Leave the pictures out. Return all other data exactly.

# Dataset excerpt
━━━━━━

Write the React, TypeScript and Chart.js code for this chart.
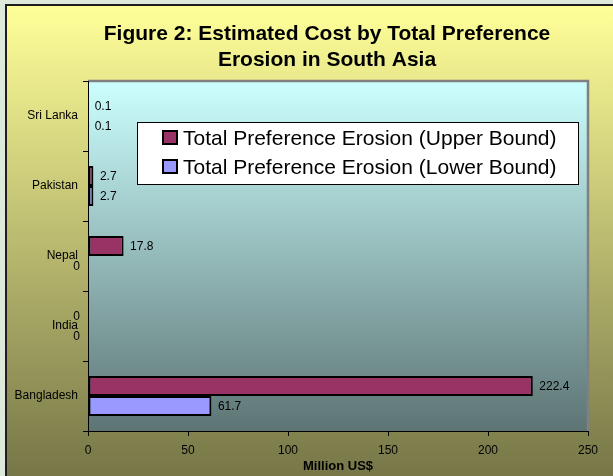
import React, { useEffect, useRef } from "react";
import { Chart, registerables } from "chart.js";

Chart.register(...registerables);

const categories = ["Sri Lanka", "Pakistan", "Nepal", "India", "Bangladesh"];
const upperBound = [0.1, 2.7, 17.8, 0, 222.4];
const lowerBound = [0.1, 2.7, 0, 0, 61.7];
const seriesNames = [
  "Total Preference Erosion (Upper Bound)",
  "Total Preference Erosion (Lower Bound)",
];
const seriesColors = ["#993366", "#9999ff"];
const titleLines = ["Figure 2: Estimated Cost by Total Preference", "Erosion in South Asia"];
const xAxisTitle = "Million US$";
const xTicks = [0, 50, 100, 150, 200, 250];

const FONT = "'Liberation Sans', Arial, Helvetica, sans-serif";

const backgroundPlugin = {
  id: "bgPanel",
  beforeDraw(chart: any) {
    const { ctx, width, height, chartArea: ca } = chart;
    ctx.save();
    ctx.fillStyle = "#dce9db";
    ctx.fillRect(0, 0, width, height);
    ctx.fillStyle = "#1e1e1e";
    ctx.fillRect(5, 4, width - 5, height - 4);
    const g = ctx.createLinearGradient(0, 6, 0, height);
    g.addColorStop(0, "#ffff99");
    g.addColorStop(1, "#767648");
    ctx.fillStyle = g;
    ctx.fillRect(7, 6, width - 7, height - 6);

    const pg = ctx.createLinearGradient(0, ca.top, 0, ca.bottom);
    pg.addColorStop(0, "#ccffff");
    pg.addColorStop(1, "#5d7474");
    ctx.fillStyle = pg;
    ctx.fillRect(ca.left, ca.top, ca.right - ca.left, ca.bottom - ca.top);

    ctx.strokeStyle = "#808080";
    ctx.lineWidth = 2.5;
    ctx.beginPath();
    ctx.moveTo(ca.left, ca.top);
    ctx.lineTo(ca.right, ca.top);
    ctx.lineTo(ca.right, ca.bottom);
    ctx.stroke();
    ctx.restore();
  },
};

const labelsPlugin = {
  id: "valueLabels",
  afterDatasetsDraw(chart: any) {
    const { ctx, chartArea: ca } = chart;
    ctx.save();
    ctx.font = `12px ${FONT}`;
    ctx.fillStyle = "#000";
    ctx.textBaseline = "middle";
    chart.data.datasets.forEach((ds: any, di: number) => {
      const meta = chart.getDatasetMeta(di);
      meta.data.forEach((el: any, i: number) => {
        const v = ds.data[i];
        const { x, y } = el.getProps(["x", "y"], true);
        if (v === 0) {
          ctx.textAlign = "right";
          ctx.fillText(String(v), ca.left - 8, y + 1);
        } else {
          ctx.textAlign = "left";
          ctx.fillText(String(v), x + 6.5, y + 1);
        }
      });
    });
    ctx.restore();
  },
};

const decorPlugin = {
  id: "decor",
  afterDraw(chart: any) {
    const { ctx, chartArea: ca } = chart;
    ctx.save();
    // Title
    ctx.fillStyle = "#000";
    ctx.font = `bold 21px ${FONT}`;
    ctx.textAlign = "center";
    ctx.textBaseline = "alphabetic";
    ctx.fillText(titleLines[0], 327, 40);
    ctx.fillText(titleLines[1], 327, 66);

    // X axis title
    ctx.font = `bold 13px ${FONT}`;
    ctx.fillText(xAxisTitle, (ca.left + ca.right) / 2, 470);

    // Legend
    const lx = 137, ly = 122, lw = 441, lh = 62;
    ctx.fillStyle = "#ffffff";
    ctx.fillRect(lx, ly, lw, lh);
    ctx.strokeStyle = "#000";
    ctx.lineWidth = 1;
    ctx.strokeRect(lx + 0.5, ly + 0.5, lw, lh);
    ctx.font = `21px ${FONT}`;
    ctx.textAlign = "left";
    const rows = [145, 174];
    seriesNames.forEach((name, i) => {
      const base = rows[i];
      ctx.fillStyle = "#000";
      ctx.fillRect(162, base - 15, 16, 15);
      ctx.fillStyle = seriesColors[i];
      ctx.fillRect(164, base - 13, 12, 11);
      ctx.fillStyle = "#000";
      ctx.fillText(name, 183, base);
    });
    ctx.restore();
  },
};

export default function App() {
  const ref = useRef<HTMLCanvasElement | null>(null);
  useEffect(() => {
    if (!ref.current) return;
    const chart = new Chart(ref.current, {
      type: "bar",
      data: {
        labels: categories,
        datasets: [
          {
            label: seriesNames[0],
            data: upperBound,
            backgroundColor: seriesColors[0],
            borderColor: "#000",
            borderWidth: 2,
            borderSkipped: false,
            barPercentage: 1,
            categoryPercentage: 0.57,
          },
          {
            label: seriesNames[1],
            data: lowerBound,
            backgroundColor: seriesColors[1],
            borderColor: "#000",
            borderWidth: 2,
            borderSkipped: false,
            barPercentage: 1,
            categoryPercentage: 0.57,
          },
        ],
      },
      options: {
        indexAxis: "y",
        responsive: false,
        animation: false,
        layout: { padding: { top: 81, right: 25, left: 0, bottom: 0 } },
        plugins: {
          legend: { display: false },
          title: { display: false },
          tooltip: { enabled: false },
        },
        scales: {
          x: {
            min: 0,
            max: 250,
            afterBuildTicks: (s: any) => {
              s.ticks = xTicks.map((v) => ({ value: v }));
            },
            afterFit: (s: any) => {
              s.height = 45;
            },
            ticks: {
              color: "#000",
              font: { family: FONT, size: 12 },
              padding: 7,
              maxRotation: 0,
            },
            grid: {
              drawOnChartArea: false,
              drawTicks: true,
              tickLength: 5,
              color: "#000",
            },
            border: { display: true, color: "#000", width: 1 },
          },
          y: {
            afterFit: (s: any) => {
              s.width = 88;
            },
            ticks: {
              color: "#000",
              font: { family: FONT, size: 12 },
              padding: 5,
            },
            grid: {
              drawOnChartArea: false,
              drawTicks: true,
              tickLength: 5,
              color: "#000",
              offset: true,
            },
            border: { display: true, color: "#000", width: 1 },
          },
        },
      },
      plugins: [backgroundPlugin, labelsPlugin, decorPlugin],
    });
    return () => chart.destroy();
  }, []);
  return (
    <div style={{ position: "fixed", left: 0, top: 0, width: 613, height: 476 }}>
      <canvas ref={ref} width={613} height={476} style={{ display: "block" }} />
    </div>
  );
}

━━━━━━

# Answer to this exercise
Write the React, TypeScript and Chart.js code for this chart.
import React, { useEffect, useRef } from "react";
import { Chart, registerables } from "chart.js";

Chart.register(...registerables);

const categories = ["Sri Lanka", "Pakistan", "Nepal", "India", "Bangladesh"];
const upperBound = [0.1, 2.7, 17.8, 0, 222.4];
const lowerBound = [0.1, 2.7, 0, 0, 61.7];
const seriesNames = [
  "Total Preference Erosion (Upper Bound)",
  "Total Preference Erosion (Lower Bound)",
];
const seriesColors = ["#993366", "#9999ff"];
const titleLines = ["Figure 2: Estimated Cost by Total Preference", "Erosion in South Asia"];
const xAxisTitle = "Million US$";
const xTicks = [0, 50, 100, 150, 200, 250];

const FONT = "'Liberation Sans', Arial, Helvetica, sans-serif";

const backgroundPlugin = {
  id: "bgPanel",
  beforeDraw(chart: any) {
    const { ctx, width, height, chartArea: ca } = chart;
    ctx.save();
    ctx.fillStyle = "#dce9db";
    ctx.fillRect(0, 0, width, height);
    ctx.fillStyle = "#1e1e1e";
    ctx.fillRect(5, 4, width - 5, height - 4);
    const g = ctx.createLinearGradient(0, 6, 0, height);
    g.addColorStop(0, "#ffff99");
    g.addColorStop(1, "#767648");
    ctx.fillStyle = g;
    ctx.fillRect(7, 6, width - 7, height - 6);

    const pg = ctx.createLinearGradient(0, ca.top, 0, ca.bottom);
    pg.addColorStop(0, "#ccffff");
    pg.addColorStop(1, "#5d7474");
    ctx.fillStyle = pg;
    ctx.fillRect(ca.left, ca.top, ca.right - ca.left, ca.bottom - ca.top);

    ctx.strokeStyle = "#808080";
    ctx.lineWidth = 2.5;
    ctx.beginPath();
    ctx.moveTo(ca.left, ca.top);
    ctx.lineTo(ca.right, ca.top);
    ctx.lineTo(ca.right, ca.bottom);
    ctx.stroke();
    ctx.restore();
  },
};

const labelsPlugin = {
  id: "valueLabels",
  afterDatasetsDraw(chart: any) {
    const { ctx, chartArea: ca } = chart;
    ctx.save();
    ctx.font = `12px ${FONT}`;
    ctx.fillStyle = "#000";
    ctx.textBaseline = "middle";
    chart.data.datasets.forEach((ds: any, di: number) => {
      const meta = chart.getDatasetMeta(di);
      meta.data.forEach((el: any, i: number) => {
        const v = ds.data[i];
        const { x, y } = el.getProps(["x", "y"], true);
        if (v === 0) {
          ctx.textAlign = "right";
          ctx.fillText(String(v), ca.left - 8, y + 1);
        } else {
          ctx.textAlign = "left";
          ctx.fillText(String(v), x + 6.5, y + 1);
        }
      });
    });
    ctx.restore();
  },
};

const decorPlugin = {
  id: "decor",
  afterDraw(chart: any) {
    const { ctx, chartArea: ca } = chart;
    ctx.save();
    // Title
    ctx.fillStyle = "#000";
    ctx.font = `bold 21px ${FONT}`;
    ctx.textAlign = "center";
    ctx.textBaseline = "alphabetic";
    ctx.fillText(titleLines[0], 327, 40);
    ctx.fillText(titleLines[1], 327, 66);

    // X axis title
    ctx.font = `bold 13px ${FONT}`;
    ctx.fillText(xAxisTitle, (ca.left + ca.right) / 2, 470);

    // Legend
    const lx = 137, ly = 122, lw = 441, lh = 62;
    ctx.fillStyle = "#ffffff";
    ctx.fillRect(lx, ly, lw, lh);
    ctx.strokeStyle = "#000";
    ctx.lineWidth = 1;
    ctx.strokeRect(lx + 0.5, ly + 0.5, lw, lh);
    ctx.font = `21px ${FONT}`;
    ctx.textAlign = "left";
    const rows = [145, 174];
    seriesNames.forEach((name, i) => {
      const base = rows[i];
      ctx.fillStyle = "#000";
      ctx.fillRect(162, base - 15, 16, 15);
      ctx.fillStyle = seriesColors[i];
      ctx.fillRect(164, base - 13, 12, 11);
      ctx.fillStyle = "#000";
      ctx.fillText(name, 183, base);
    });
    ctx.restore();
  },
};

export default function App() {
  const ref = useRef<HTMLCanvasElement | null>(null);
  useEffect(() => {
    if (!ref.current) return;
    const chart = new Chart(ref.current, {
      type: "bar",
      data: {
        labels: categories,
        datasets: [
          {
            label: seriesNames[0],
            data: upperBound,
            backgroundColor: seriesColors[0],
            borderColor: "#000",
            borderWidth: 2,
            borderSkipped: false,
            barPercentage: 1,
            categoryPercentage: 0.57,
          },
          {
            label: seriesNames[1],
            data: lowerBound,
            backgroundColor: seriesColors[1],
            borderColor: "#000",
            borderWidth: 2,
            borderSkipped: false,
            barPercentage: 1,
            categoryPercentage: 0.57,
          },
        ],
      },
      options: {
        indexAxis: "y",
        responsive: false,
        animation: false,
        layout: { padding: { top: 81, right: 25, left: 0, bottom: 0 } },
        plugins: {
          legend: { display: false },
          title: { display: false },
          tooltip: { enabled: false },
        },
        scales: {
          x: {
            min: 0,
            max: 250,
            afterBuildTicks: (s: any) => {
              s.ticks = xTicks.map((v) => ({ value: v }));
            },
            afterFit: (s: any) => {
              s.height = 45;
            },
            ticks: {
              color: "#000",
              font: { family: FONT, size: 12 },
              padding: 7,
              maxRotation: 0,
            },
            grid: {
              drawOnChartArea: false,
              drawTicks: true,
              tickLength: 5,
              color: "#000",
            },
            border: { display: true, color: "#000", width: 1 },
          },
          y: {
            afterFit: (s: any) => {
              s.width = 88;
            },
            ticks: {
              color: "#000",
              font: { family: FONT, size: 12 },
              padding: 5,
            },
            grid: {
              drawOnChartArea: false,
              drawTicks: true,
              tickLength: 5,
              color: "#000",
              offset: true,
            },
            border: { display: true, color: "#000", width: 1 },
          },
        },
      },
      plugins: [backgroundPlugin, labelsPlugin, decorPlugin],
    });
    return () => chart.destroy();
  }, []);
  return (
    <div style={{ position: "fixed", left: 0, top: 0, width: 613, height: 476 }}>
      <canvas ref={ref} width={613} height={476} style={{ display: "block" }} />
    </div>
  );
}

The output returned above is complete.